I continue my discussion of synthetic and analytic phonics started in my previous posts, Tale of a Fisherman and a Gold Fish and My First Book and Synthetic Phonics. Some theory could be useful:
Synthetic phonics involves the development of phonemic awareness from the outset. As part of the decoding process, the reader would learn up to 44 phonemes (the smallest units of sound) and their related graphemes (the written symbols for the phoneme). One phoneme can be represented by various graphemes, e.g. ‘oa’, ‘ow’, ‘ough’. This is, of course, one of the reasons that the English language can be so difficult to learn to read and spell. The reader would be expected to recognise each grapheme then sound out each phoneme in a word, building up through blending the sounds together to pronounce the word phonetically. This approach works well with phonetically regular words.
Analytic phonics involves analysis of whole words to detect phonetic or orthographic (spelling) patterns, then splitting them into smaller parts to help with decoding, for example onset and rime – onset (vowel sound(s)) at the beginning of a word or syllable and rime (always beginning with a vowel to form the remainder of that word or syllable).

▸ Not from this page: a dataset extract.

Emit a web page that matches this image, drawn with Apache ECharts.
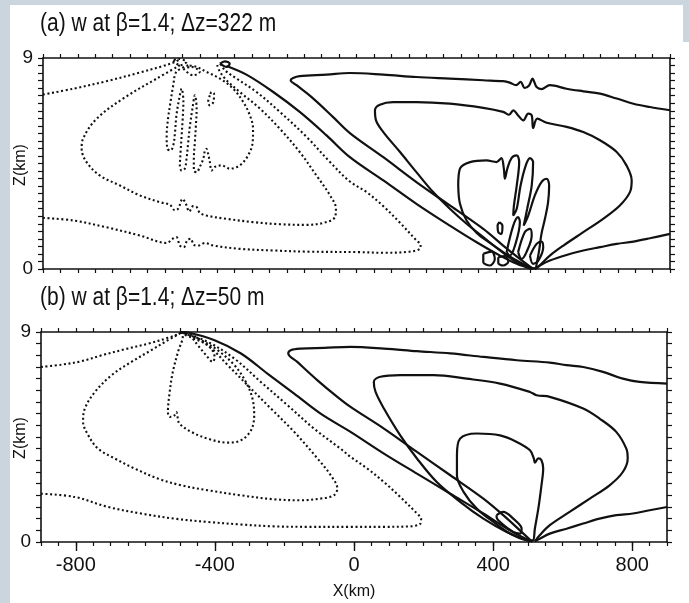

The rimes of words can be used to help children read and spell by analogy. For example, the right rime, once known, can be used to generate another 96 words. It is therefore an efficient way to help children develop a large sight vocabulary for both reading and spelling. It works particularly well for those words that young children cannot work out sound-by-sound, for example ‘light’, ‘through’, ‘rake’. It is also an effective way of helping children to adopt the common sight words, for example when teaching the word ‘could’, children would be supported to generate and read the rhyming words that share the same written pattern – ‘would’, ‘should’.
Basically, synthetic phonics is the standard approach to reading in Russia; it is widely accepted that Russian children can be taught (in their families) to read fluently by age of 5 and 6. This was experience of me as a child and as a parent; I briefly described these experiences in my previous posts, Tale of a Fisherman and and a Gold Fish and My First Book and Synthetic Phonics.
However, my daughter, at that time aged five, independently discovered analytic phonics. This happened when we came to California. Her big brother, aged seven, was taught at their American school to read; my daughter was taught only spoken English. My children came to California being fluent Russian readers, and my daughter could not allow that her brother red English, while she did not. So she started to listen to audiobooks like this one, tracing words in the book and establishing correspondence between combinations of letters and sounds:
In a couple of months she was a fluent English reader — without any help from adults. Of course, this was possible only because she could fluently read in Russian. (Actually, in Russian she also was mostly self-taught reader, as it frequently happens with younger siblings in families with strong reading environment.) And the audiobooks were real masterpieces — Dr. Suess narrated by Dustin Hoffman, of all people!